L'âge aurait aussi un impact sur la prévalence de ces troubles mentaux. Faire attention à la population mineure est primordial, car elle serait plus sensible et aurait moins de ressources pour demander de l’aide.
Comment éviter ces problèmes de santé mentale ?
Tout d’abord, la communication est indispensable. Que ce soit entre les différents professionnels de santé ou avec l’environnement sportif et familial, il faut savoir parler, s’exprimer, et trouver les interlocuteurs. Depuis 2016 un suivi psychologique annuel a été mis en place, intégré dans le programme de SMR (Surveillance Médicale Réglementaire). Cet accompagnement est obligatoire pour tous les athlètes, une fois par an.

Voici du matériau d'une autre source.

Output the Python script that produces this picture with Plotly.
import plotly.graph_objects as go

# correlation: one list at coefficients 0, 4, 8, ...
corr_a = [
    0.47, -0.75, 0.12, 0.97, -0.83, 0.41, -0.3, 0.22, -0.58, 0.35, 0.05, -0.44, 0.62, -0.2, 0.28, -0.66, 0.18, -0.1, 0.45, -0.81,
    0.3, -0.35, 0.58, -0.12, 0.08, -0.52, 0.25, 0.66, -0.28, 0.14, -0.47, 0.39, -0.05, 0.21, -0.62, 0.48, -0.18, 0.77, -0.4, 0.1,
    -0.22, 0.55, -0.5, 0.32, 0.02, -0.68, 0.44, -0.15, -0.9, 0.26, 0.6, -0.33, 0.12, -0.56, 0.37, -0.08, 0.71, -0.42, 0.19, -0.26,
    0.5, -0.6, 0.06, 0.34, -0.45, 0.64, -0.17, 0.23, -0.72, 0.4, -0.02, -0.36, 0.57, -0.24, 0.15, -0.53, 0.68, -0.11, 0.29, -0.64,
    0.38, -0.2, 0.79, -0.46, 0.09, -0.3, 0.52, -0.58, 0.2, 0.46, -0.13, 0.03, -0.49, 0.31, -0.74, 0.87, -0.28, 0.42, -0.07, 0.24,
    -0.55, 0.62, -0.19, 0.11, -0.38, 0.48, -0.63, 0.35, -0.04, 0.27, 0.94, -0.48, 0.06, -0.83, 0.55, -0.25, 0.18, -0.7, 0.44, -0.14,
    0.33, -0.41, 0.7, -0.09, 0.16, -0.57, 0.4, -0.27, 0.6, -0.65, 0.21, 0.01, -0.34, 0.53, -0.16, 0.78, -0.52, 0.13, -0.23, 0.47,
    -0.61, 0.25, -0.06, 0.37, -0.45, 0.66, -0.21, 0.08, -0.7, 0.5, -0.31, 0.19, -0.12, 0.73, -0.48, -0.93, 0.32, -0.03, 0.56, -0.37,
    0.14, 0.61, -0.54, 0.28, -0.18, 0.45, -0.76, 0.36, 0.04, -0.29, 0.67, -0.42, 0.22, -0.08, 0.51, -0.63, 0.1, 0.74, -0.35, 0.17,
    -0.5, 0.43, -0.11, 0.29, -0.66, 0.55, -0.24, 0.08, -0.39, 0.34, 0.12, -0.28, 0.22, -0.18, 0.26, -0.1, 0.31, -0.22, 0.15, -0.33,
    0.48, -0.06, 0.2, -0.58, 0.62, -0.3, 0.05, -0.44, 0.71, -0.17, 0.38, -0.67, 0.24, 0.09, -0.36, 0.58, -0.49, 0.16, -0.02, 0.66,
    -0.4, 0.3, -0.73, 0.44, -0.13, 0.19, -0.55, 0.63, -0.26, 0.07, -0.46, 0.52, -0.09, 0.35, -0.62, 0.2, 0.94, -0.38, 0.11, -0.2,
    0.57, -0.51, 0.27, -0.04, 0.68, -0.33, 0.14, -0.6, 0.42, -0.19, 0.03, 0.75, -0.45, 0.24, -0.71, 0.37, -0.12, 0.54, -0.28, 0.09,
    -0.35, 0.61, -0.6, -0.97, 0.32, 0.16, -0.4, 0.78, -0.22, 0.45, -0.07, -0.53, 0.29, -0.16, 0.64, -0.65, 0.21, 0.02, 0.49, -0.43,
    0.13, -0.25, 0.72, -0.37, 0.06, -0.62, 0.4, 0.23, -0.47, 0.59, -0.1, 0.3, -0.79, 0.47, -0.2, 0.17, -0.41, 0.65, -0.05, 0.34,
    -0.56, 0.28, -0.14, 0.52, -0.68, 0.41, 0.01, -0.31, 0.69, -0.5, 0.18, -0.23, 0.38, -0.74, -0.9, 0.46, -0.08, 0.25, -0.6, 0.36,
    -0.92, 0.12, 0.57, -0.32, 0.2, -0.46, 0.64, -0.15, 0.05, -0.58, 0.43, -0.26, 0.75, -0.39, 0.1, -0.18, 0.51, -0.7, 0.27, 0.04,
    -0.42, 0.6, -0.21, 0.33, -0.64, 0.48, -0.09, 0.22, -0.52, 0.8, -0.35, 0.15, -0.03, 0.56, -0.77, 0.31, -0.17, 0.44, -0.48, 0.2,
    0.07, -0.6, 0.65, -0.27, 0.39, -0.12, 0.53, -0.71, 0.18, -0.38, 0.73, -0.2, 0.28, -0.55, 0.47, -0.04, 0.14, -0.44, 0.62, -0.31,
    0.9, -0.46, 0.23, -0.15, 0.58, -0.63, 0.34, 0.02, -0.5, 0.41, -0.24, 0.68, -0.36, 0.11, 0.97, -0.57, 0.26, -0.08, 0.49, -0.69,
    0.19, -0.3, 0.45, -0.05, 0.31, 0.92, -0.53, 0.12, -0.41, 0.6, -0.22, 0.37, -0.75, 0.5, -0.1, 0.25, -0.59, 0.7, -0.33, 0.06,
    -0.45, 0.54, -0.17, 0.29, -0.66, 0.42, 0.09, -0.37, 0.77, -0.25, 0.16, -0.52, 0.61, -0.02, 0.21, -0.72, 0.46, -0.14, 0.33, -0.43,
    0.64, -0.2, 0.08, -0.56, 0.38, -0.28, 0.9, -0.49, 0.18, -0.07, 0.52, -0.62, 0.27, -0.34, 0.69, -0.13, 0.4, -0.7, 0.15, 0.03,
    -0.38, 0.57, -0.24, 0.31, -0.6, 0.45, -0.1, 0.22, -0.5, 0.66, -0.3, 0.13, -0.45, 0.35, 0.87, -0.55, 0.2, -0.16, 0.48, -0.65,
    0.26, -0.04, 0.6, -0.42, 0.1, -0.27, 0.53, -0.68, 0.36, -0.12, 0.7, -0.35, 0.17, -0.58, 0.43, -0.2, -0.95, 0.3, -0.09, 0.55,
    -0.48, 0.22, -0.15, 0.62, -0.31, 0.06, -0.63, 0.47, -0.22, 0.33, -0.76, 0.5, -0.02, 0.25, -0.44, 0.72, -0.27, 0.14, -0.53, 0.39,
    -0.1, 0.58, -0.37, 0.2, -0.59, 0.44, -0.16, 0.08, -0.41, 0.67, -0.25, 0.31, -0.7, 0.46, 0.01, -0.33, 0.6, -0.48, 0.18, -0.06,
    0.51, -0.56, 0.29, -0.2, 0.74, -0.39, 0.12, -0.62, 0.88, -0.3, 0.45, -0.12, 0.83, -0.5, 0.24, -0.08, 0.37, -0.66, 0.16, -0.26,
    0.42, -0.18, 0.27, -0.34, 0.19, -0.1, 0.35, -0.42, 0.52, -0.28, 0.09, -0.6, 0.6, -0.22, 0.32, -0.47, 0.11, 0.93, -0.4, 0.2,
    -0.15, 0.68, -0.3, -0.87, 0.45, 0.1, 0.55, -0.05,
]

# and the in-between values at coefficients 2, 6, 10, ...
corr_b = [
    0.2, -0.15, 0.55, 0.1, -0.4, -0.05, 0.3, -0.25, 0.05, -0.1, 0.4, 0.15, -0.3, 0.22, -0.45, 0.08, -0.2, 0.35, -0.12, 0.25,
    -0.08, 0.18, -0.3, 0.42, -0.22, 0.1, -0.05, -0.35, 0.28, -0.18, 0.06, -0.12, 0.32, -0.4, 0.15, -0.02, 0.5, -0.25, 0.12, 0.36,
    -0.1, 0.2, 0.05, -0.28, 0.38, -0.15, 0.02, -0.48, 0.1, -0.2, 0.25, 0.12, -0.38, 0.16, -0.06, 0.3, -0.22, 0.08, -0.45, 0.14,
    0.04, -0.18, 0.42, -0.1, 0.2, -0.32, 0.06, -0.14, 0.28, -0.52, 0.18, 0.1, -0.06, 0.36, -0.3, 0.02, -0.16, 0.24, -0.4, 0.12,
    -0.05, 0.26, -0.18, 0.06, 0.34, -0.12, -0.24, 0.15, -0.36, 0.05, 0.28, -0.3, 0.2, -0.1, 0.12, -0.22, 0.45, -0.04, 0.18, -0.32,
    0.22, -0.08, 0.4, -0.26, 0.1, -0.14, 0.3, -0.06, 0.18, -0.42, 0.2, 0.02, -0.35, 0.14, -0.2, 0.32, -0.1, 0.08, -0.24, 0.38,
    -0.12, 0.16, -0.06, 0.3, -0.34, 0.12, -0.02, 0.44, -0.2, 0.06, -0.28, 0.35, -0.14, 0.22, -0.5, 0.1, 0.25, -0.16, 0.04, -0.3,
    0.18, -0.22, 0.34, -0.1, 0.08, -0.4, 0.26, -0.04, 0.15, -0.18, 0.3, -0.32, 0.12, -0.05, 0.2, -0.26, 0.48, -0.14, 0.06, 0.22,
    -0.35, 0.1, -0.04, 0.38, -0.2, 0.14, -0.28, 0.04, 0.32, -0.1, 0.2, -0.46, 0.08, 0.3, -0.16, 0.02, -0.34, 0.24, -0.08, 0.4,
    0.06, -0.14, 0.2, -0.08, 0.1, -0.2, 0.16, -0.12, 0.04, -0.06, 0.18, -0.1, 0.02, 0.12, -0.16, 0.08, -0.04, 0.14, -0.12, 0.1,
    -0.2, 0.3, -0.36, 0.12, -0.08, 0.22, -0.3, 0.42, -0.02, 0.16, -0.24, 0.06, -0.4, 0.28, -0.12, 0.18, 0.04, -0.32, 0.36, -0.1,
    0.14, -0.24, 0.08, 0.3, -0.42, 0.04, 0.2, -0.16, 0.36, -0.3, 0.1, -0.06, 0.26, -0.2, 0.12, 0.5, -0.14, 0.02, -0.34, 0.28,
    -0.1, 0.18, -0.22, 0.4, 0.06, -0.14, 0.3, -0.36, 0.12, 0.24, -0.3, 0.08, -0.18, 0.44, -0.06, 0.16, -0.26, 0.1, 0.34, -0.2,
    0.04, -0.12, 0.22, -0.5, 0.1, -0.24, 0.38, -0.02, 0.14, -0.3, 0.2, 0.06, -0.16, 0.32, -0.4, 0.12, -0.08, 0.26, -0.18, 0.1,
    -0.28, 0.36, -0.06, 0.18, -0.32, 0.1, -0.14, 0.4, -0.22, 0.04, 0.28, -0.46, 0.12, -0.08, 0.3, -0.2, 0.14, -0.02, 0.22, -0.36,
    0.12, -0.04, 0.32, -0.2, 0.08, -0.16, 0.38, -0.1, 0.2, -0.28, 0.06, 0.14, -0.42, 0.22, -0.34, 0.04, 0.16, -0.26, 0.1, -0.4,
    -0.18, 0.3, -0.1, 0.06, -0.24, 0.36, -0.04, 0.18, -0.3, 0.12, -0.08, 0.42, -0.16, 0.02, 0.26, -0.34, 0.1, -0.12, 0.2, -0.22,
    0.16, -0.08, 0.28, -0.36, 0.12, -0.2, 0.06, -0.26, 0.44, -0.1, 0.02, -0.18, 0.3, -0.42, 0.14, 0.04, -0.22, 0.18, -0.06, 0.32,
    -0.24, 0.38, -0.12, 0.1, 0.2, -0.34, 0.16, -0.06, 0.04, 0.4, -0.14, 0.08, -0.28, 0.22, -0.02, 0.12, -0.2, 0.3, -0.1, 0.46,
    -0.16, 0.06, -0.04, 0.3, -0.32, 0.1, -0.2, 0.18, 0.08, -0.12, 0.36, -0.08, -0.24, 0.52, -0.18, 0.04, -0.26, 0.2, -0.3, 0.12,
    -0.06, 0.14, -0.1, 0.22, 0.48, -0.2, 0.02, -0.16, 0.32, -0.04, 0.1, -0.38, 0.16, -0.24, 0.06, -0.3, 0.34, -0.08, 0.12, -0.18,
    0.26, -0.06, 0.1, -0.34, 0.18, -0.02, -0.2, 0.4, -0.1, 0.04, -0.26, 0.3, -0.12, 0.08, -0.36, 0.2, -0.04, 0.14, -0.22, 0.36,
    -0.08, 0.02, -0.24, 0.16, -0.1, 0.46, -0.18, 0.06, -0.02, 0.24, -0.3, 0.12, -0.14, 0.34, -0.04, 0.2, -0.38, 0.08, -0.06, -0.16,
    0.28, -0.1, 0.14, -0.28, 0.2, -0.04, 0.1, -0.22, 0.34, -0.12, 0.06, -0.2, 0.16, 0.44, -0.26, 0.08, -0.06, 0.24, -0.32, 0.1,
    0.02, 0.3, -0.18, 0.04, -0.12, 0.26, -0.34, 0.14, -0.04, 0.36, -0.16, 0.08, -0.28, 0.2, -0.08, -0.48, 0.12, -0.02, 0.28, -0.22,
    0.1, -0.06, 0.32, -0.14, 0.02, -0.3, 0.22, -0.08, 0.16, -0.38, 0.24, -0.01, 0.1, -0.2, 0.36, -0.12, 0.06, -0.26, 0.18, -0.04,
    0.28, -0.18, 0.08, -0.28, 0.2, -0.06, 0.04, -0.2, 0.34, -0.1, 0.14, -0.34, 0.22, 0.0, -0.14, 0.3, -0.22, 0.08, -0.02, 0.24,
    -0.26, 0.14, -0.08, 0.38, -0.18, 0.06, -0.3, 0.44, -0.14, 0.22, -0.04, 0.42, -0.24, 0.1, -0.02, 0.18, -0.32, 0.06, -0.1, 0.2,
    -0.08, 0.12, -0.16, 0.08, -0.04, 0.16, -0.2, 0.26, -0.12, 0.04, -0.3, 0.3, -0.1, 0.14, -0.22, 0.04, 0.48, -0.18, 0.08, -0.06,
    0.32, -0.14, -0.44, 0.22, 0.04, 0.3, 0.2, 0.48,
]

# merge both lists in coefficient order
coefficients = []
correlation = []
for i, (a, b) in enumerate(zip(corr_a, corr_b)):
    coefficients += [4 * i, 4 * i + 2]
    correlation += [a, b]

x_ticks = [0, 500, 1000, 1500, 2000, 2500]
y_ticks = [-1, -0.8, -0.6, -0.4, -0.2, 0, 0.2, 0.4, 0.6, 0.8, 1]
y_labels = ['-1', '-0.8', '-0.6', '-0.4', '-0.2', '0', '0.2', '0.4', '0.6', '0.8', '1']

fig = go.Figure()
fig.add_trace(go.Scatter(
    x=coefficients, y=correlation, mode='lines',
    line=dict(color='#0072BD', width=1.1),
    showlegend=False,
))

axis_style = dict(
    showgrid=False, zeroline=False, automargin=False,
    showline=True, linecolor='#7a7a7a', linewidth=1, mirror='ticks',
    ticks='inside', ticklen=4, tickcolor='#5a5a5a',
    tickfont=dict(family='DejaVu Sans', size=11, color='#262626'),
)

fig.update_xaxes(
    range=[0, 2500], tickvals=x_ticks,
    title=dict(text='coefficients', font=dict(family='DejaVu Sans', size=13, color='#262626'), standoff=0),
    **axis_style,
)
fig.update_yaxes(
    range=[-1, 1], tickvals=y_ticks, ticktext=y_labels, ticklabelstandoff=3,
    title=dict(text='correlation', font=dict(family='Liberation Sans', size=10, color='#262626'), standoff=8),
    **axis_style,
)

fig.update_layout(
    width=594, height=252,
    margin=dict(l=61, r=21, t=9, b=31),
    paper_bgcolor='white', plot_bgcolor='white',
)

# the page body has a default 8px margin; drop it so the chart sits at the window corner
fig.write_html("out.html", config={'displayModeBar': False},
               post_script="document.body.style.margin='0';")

Plus récemment en 2021, deux outils d’évaluation de la santé mentale dans le sport ont été créés par la commission médicale et scientifique du CIO, le SMHAT-1 et le SMHRT-1. Le premier sert aux professionnels de santé pour évaluer la santé mentale des sportifs, tandis que le deuxième aide les athlètes eux-mêmes à s’auto-évaluer et leur entourage proche à détecter les signes à risque d'altération de la santé mentale.

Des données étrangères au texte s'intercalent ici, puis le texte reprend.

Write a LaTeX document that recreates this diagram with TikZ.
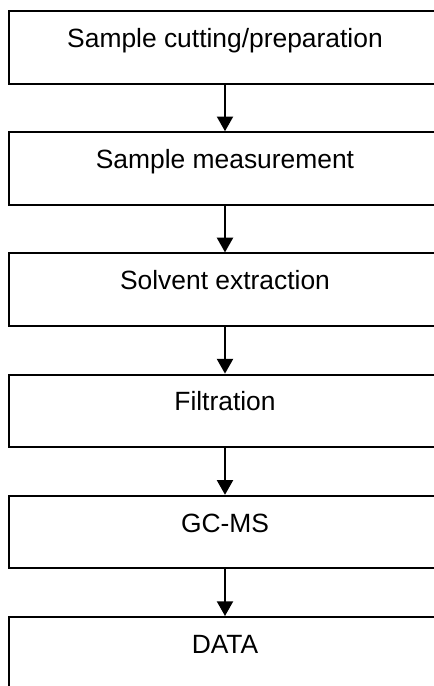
\documentclass[tikz,border=0pt]{standalone}
\usepackage{fontspec}
\setmainfont{Liberation Sans}
\usetikzlibrary{positioning,arrows.meta}

\begin{document}
\begin{tikzpicture}[x=0.75pt,y=0.75pt,
    stage/.style={rectangle, draw, line width=1.5pt, minimum width=324pt,
      inner sep=0pt, text height=27.2pt, text depth=27.2pt,
      font=\fontsize{19.8}{24}\selectfont},
    flow/.style={-{Triangle[length=11pt,width=12pt]}, line width=1.5pt},
    node distance=35pt]
    \useasboundingbox (0,0) rectangle (434,-686);
    \node [stage, anchor=north] (cut) at (225,-10) {Sample cutting/preparation};
    \node [stage, below=of cut] (meas) {Sample measurement};
    \node [stage, below=of meas] (extr) {Solvent extraction};
    \node [stage, below=of extr] (filt) {Filtration};
    \node [stage, below=of filt] (gcms) {GC-MS};
    \node [stage, below=of gcms] (data) {DATA};
    \draw [flow] (cut) -- (meas);
    \draw [flow] (meas) -- (extr);
    \draw [flow] (extr) -- (filt);
    \draw [flow] (filt) -- (gcms);
    \draw [flow] (gcms) -- (data);
\end{tikzpicture}
\end{document}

La prise en charge doit être à la fois individualisée et globale. Tout au long de sa carrière, l’athlète doit disposer d’un suivi par un médecin ou un psychologue. Il est essentiel que ce suivi soit fait par un professionnel, car s'il est nécessaire d’appliquer un traitement médicamenteux, il faut respecter les règlementations antidopage, ainsi que surveiller les performances de l’athlète pour s’assurer que le traitement n’a pas d’impact négatif. Les professionnels de santé se doivent (avec l’accord du concerné) de demander l’appui de l’entourage familial. Communiquer avec la famille est important pour mieux prendre en charge les sportifs.
Aujourd’hui plus que jamais, il est essentiel de prendre soin de la santé mentale des athlètes, et ce d’autant plus que ces sportifs sont exposés à la pression et au regard des autres. Malgré une vision encore négative de la consultation psychologique, on constate aujourd’hui une meilleure prise en compte de la santé mentale. Pour continuer dans cette voie, il est indispensable de continuer à informer les athlètes et l’encadrement des sportifs pour prévenir et mettre en place la prise en charge médicale et psychologique la mieux adaptée.